Jean-Philippe Giroux – IJL – Réseau.Presse – Le Courrier de la Nouvelle-Écosse
Passionnée par la danse depuis un jeune âge, la directrice générale de la Société acadienne de Clare, Natalie Robichaud, aime que cet art soit rassembleur. « Chuis quand même fasciné par la danse comme expérience collective. Quand les gens dansent ensemble, il y a quelque chose qui arrive. Ça apporte beaucoup de joie. »
Il y a quelques années, lors d’un séjour à Carleton-sur-Mer, où elle était participante au festival gaspésien La Virée Trad, la directrice générale a été témoin d’une danse carrée qui l’a beaucoup intriguée. Des centaines de gens se sont portés volontaires lors de la soirée, ce qui a donné à Mme Robichaud beaucoup d’énergie et d’inspiration.
Après le festival, elle a exploré différentes manières de faire briller cette danse dans sa communauté. Pour débuter, elle a suivi une formation afin de se familiariser avec le répertoire.
Ce renouveau a également suscité des réactions positives de la part des résidents, surtout les ainés qui se sont remémoré des souvenirs d’enfance liés à la danse câllée. « Ça faisait partie de notre patrimoine culturel, précise Mme Robichaud. Tout le monde dansait ces genres de danse. »
Mais ce qui a le plus interpellé la directrice générale, c’est le fait qu’on a arrêté de la pratiquer. Selon Mme Robichaud, on peut associer cette perte à l’arrivée du rock ‘n’ roll et le développement d’habitudes plus casanières.
Son défi était d’inviter les gens à danser comme dans le bon vieux temps, mais aussi d’encourager de nouvelles personnes à sortir. Elle a commencé par des activités dans le cadre du Festival acadien de Clare afin de rejoindre le plus de gens possible.
Année après année, la danse a gagné en popularité. Ils étaient bien partis, avant que la pandémie frappe à la porte et que tout se calme.

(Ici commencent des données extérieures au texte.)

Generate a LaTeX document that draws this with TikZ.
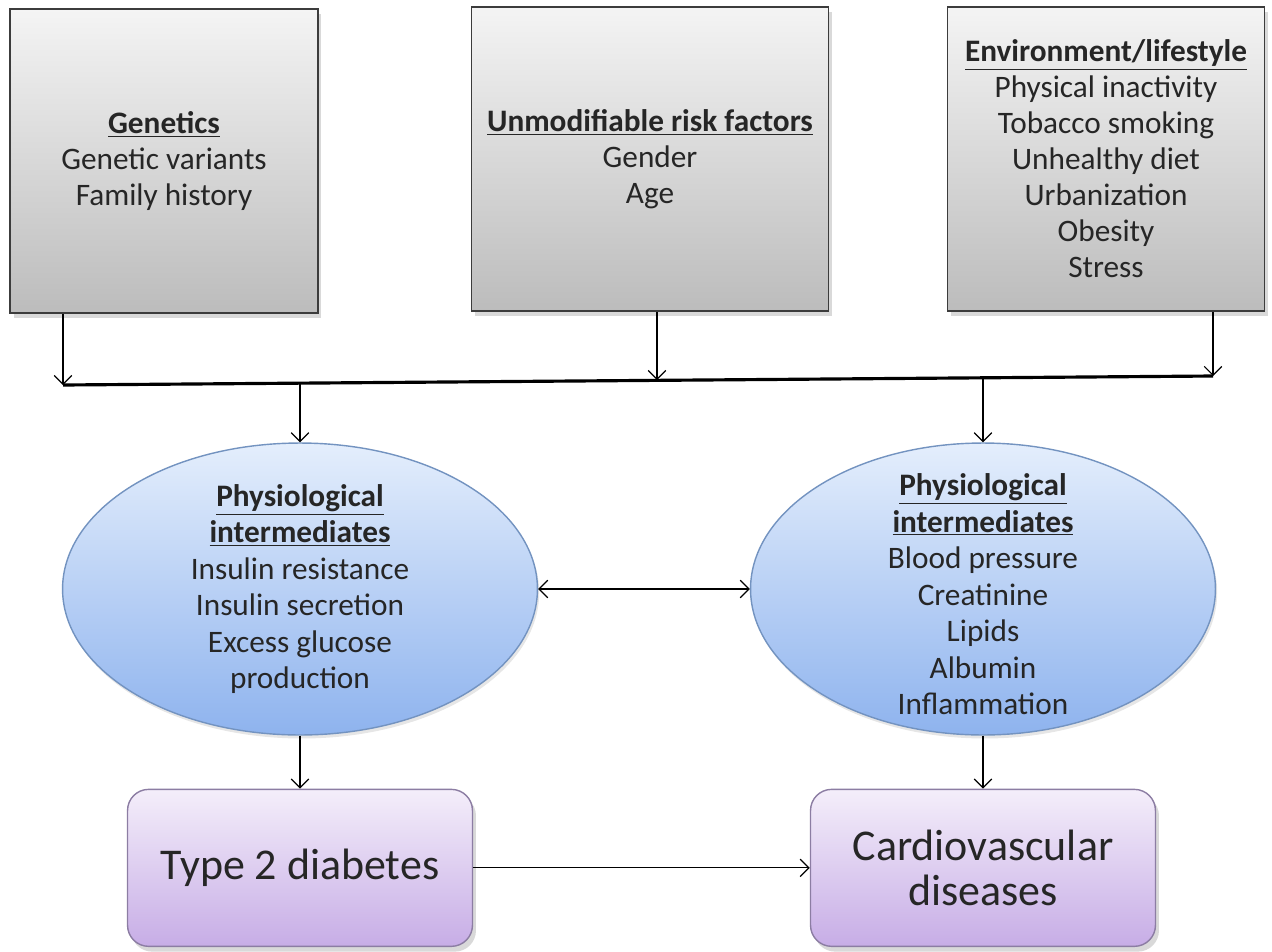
\documentclass[tikz,border=0pt]{standalone}
\usepackage{fontspec}
\setmainfont{Carlito}
\usepackage{tikz}
\usetikzlibrary{arrows.meta,positioning,shadows,shapes.geometric}
\definecolor{grayline}{HTML}{3C3C3C}
\definecolor{graytop}{HTML}{F4F4F4}
\definecolor{graybot}{HTML}{BCBCBC}
\definecolor{blueline}{HTML}{7393C0}
\definecolor{bluetop}{HTML}{E4EEFC}
\definecolor{bluebot}{HTML}{8EB3EE}
\definecolor{purpline}{HTML}{8C7DA3}
\definecolor{purptop}{HTML}{F4EEFA}
\definecolor{purpbot}{HTML}{C7ADE6}
\definecolor{txt}{HTML}{262626}

\begin{document}
\begin{tikzpicture}[x=0.02cm, y=-0.02cm, >={Straight Barb[length=5pt,width=10pt]},
    factor/.style={rectangle, draw=grayline, line width=1pt, top color=graytop, bottom color=graybot, minimum height=6.08cm, align=center, text=txt, font=\fontsize{17.8}{20.5}\selectfont, drop shadow={shadow xshift=2pt, shadow yshift=-3pt, opacity=0.3}},
    physio/.style={ellipse, draw=blueline, line width=0.8pt, top color=bluetop, bottom color=bluebot, minimum height=5.84cm, inner sep=0pt, drop shadow={shadow xshift=1pt, shadow yshift=-2pt, opacity=0.2}},
    phystext/.style={align=center, text=txt, font=\fontsize{17.8}{20.8}\selectfont},
    outcome/.style={rectangle, rounded corners=12pt, draw=purpline, line width=0.8pt, top color=purptop, bottom color=purpbot, minimum width=6.9cm, minimum height=3.14cm, align=center, text=txt, font=\fontsize{25}{25.5}\selectfont, drop shadow={shadow xshift=2pt, shadow yshift=-3pt, opacity=0.3}},
    link/.style={->, line width=0.7pt},
    bus/.style={line width=1.8pt}]
    \useasboundingbox (0,0) rectangle (1272,951);

    \node [factor, minimum width=6.16cm] (gen) at (164,161) {\underline{\textbf{Genetics}}\\Genetic variants\\Family history};
    \node [factor, minimum width=7.14cm] (unmod) at (650,159) {\underline{\textbf{Unmodifiable risk factors}}\\Gender\\Age};
    \node [factor, minimum width=6.34cm] (env) at (1106,159) {\underline{\textbf{Environment/lifestyle}}\\Physical inactivity\\Tobacco smoking\\Unhealthy diet\\Urbanization\\Obesity\\Stress};

    \coordinate (b1) at (63,385);
    \coordinate (b2) at (657,380);
    \coordinate (b3) at (1213,376);
    \coordinate (t1) at (300,383);
    \coordinate (t2) at (983,378);

    \node [physio, minimum width=9.5cm, label={[phystext]center:\underline{\textbf{Physiological}}\\\underline{\textbf{intermediates}}\\Insulin resistance\\Insulin secretion\\Excess glucose\\production}] (dm) at (300,589) {};
    \node [physio, minimum width=9.3cm, label={[phystext, yshift=-3pt]center:\underline{\textbf{Physiological}}\\\underline{\textbf{intermediates}}\\Blood pressure\\Creatinine\\Lipids\\Albumin\\Inflammation}] (cv) at (983,589) {};

    \node [outcome, below=1.06cm of dm] (t2d) {Type 2 diabetes};
    \node [outcome, below=1.06cm of cv] (cvd) {Cardiovascular\\diseases};

    \draw [link] (gen.south -| b1) -- (b1);
    \draw [link] (unmod.south -| b2) -- (b2);
    \draw [link] (env.south -| b3) -- (b3);
    \draw [bus] (b1) -- (b3);
    \draw [link] (t1) -- (dm.north);
    \draw [link] (t2) -- (cv.north);
    \draw [link, <->] (dm.east) -- (cv.west);
    \draw [link] (dm.south) -- (t2d.north);
    \draw [link] (cv.south) -- (cvd.north);
    \draw [link] (t2d) -- (cvd);
\end{tikzpicture}
\end{document}
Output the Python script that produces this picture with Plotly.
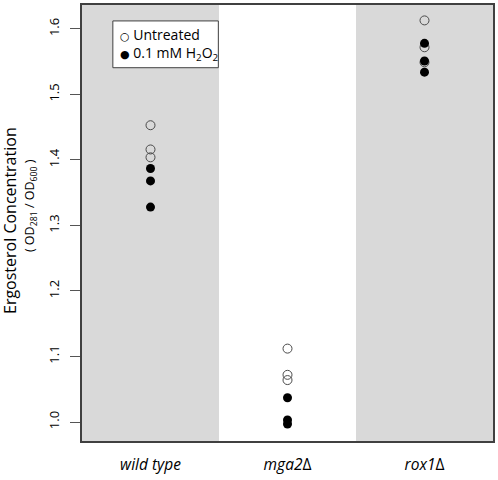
import plotly.graph_objects as go

# ---- data ----
categories = ["wild type", "mga2Δ", "rox1Δ"]
category_labels = ["<i>wild type</i>", "<i>mga2</i>Δ", "<i>rox1</i>Δ"]
untreated = [
    [1.453, 1.416, 1.404],   # wild type
    [1.112, 1.072, 1.064],   # mga2Δ
    [1.613, 1.572, 1.549],   # rox1Δ
]
h2o2 = [
    [1.387, 1.368, 1.328],
    [1.037, 1.003, 0.997],
    [1.578, 1.551, 1.534],
]
y_tick_values = [1.0, 1.1, 1.2, 1.3, 1.4, 1.5, 1.6]
y_tick_labels = ["1.0", "1.1", "1.2", "1.3", "1.4", "1.5", "1.6"]

FONT = "Open Sans"
GRAY_BAND = "#d9d9d9"
FRAME = "#404040"

fig = go.Figure()

pos = list(range(1, len(categories) + 1))

xu, yu, xt, yt = [], [], [], []
for p, vals in zip(pos, untreated):
    xu += [p] * len(vals)
    yu += vals
for p, vals in zip(pos, h2o2):
    xt += [p] * len(vals)
    yt += vals

fig.add_trace(go.Scatter(
    x=xu, y=yu, mode="markers", name="Untreated", showlegend=False,
    marker=dict(symbol="circle-open", size=9, color="#4a4a4a", line=dict(width=1)),
))
fig.add_trace(go.Scatter(
    x=xt, y=yt, mode="markers", name="0.1 mM H2O2", showlegend=False,
    marker=dict(symbol="circle", size=9, color="black", line=dict(width=0)),
))

# alternating background bands
shapes = []
for i, p in enumerate(pos):
    if i % 2 == 0:
        shapes.append(dict(type="rect", xref="x", yref="paper", x0=p - 0.5, x1=p + 0.5,
                           y0=0, y1=1, fillcolor=GRAY_BAND, line=dict(width=0), layer="below"))
# legend box
shapes.append(dict(type="rect", xref="paper", yref="paper",
                   x0=(113 - 82) / 413, x1=(219 - 82) / 413,
                   y0=(441 - 66) / 438, y1=(441 - 19) / 438,
                   fillcolor="white", line=dict(color=FRAME, width=1), layer="above"))

annotations = [
    dict(text="Ergosterol Concentration", textangle=-90, xref="paper", yref="paper",
         x=0, y=(441 - 220) / 438, xshift=-72, xanchor="center", yanchor="middle",
         showarrow=False, font=dict(family=FONT, size=16, color="black")),
    dict(text="( OD<sub>281</sub> / OD<sub>600</sub> )", textangle=-90, xref="paper", yref="paper",
         x=0, y=(441 - 205) / 438, xshift=-52, xanchor="center", yanchor="middle",
         showarrow=False, font=dict(family=FONT, size=12.5, color="black")),
    dict(text="<span style='font-family:DejaVu Sans;font-size:11px'>○</span> Untreated",
         xref="paper", yref="paper", x=(118 - 82) / 413, y=(441 - 33) / 438,
         xanchor="left", yanchor="middle", showarrow=False, align="left",
         font=dict(family=FONT, size=14, color="black")),
    dict(text="<span style='font-family:DejaVu Sans;font-size:11px'>●</span> 0.1 mM H<sub>2</sub>O<sub>2</sub>",
         xref="paper", yref="paper", x=(118 - 82) / 413, y=(441 - 52) / 438,
         xanchor="left", yanchor="middle", showarrow=False, align="left",
         font=dict(family=FONT, size=14, color="black")),
]

fig.update_layout(
    width=498, height=480,
    margin=dict(l=82, r=3, t=3, b=39),
    paper_bgcolor="white", plot_bgcolor="white",
    shapes=shapes, annotations=annotations,
    font=dict(family=FONT, color="black"),
    xaxis=dict(
        range=[0.5, len(categories) + 0.5], tickvals=pos, ticktext=category_labels,
        showgrid=False, zeroline=False, ticks="", ticklabelstandoff=8,
        showline=True, mirror=True, linecolor=FRAME, linewidth=2,
        tickfont=dict(family=FONT, size=15.5, color="black"),
    ),
    yaxis=dict(
        range=[0.971, 1.6365], tickvals=y_tick_values, ticktext=y_tick_labels,
        showgrid=False, zeroline=False, ticks="outside", ticklen=10, tickwidth=1,
        tickcolor="#555555", tickangle=-90, ticklabelstandoff=6,
        showline=True, mirror=True, linecolor=FRAME, linewidth=2,
        tickfont=dict(family=FONT, size=13, color="black"),
    ),
)

fig.write_html("out.html", config={"displayModeBar": False},
               post_script="document.body.style.margin='0px';")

De retour à la case départ, Mme Robichaud a décidé de s’y prendre autrement en reconstruisant le reel à huit de Clare, aussi appelé la French Eight. « De ce que j’ai découvert dans mes recherches, c’est qu’il y avait une danse spécifique qu’on faisait ici à la Baie, comme à Chéticamp […] Chaque communauté, historiquement et traditionnellement, a sa propre danse. C’est weird. »
Après 20 ans sans rassemblement, la danse a presque disparu. Pour la ramener, Mme Robichaud a passé beaucoup de temps au téléphone avec d’anciens adeptes « qui s’en rappelaient un petit peu ». Ce sont quatre dames en particulier qui ont travaillé avec la directrice pendant six mois pour retrouver les pas.
Une pièce à la fois, elle l’a reconstitué sur sa feuille de papier, un travail de recherche qu’elle a trouvé fascinant. « Encore aujourd’hui, chuis même pas sûr qu’on la fait exactement comme ils l’auraient fait », avoue-t-elle, car il faut se fier à la mémoire.
Ayant finalement rapproché le reel à huit de son authenticité, les participantes ont décidé collectivement de le réadapter, notamment en éliminant plusieurs mouvements de swing pour éviter l’étourdissement et les maux de tête, et de le proclamer comme la version officielle de la danse.
Les personnes qui dansaient autrefois la French Eight sont plus que contentes. « J’ai eu des témoignages super touchants », affirme-t-elle.
Pour que tout le monde puisse la connaitre, Mme Robichaud organise une danse câllée par mois dans une ambiance conviviale, où tout le monde est bienvenu.
Elle souhaite actualiser le reel et l’amener dans les écoles pour que les prochaines générations puissent la danser comme il y a 50 ans. « J’aimerais pas que ça soit une affaire associée avec le passé », dit-elle.
Pour le montrer aux jeunes, elle a même accès à un manuel pédagogique rédigé par Barbara LeBlanc, l’une de ses idoles, qui a étudié amplement la danse câllée.
Le rêve de Mme Robichaud est qu’un bon nombre de gens sachent comment la danse pour le Congrès mondial acadien (CMA) 2024. « On va avoir des célébrations, des fêtes. On va avoir plein de gens. Je veux qu’on la fasse pis que ça soit normal de la faire, que quand tu entends la tune, ah, tout le monde va danser. »
Au début du CMA, elle prévoit d’animer un grand atelier de reel à huit pour que les gens puissent la danser automatiquement, un peu comme la macarena, tout au long de la période de festivités.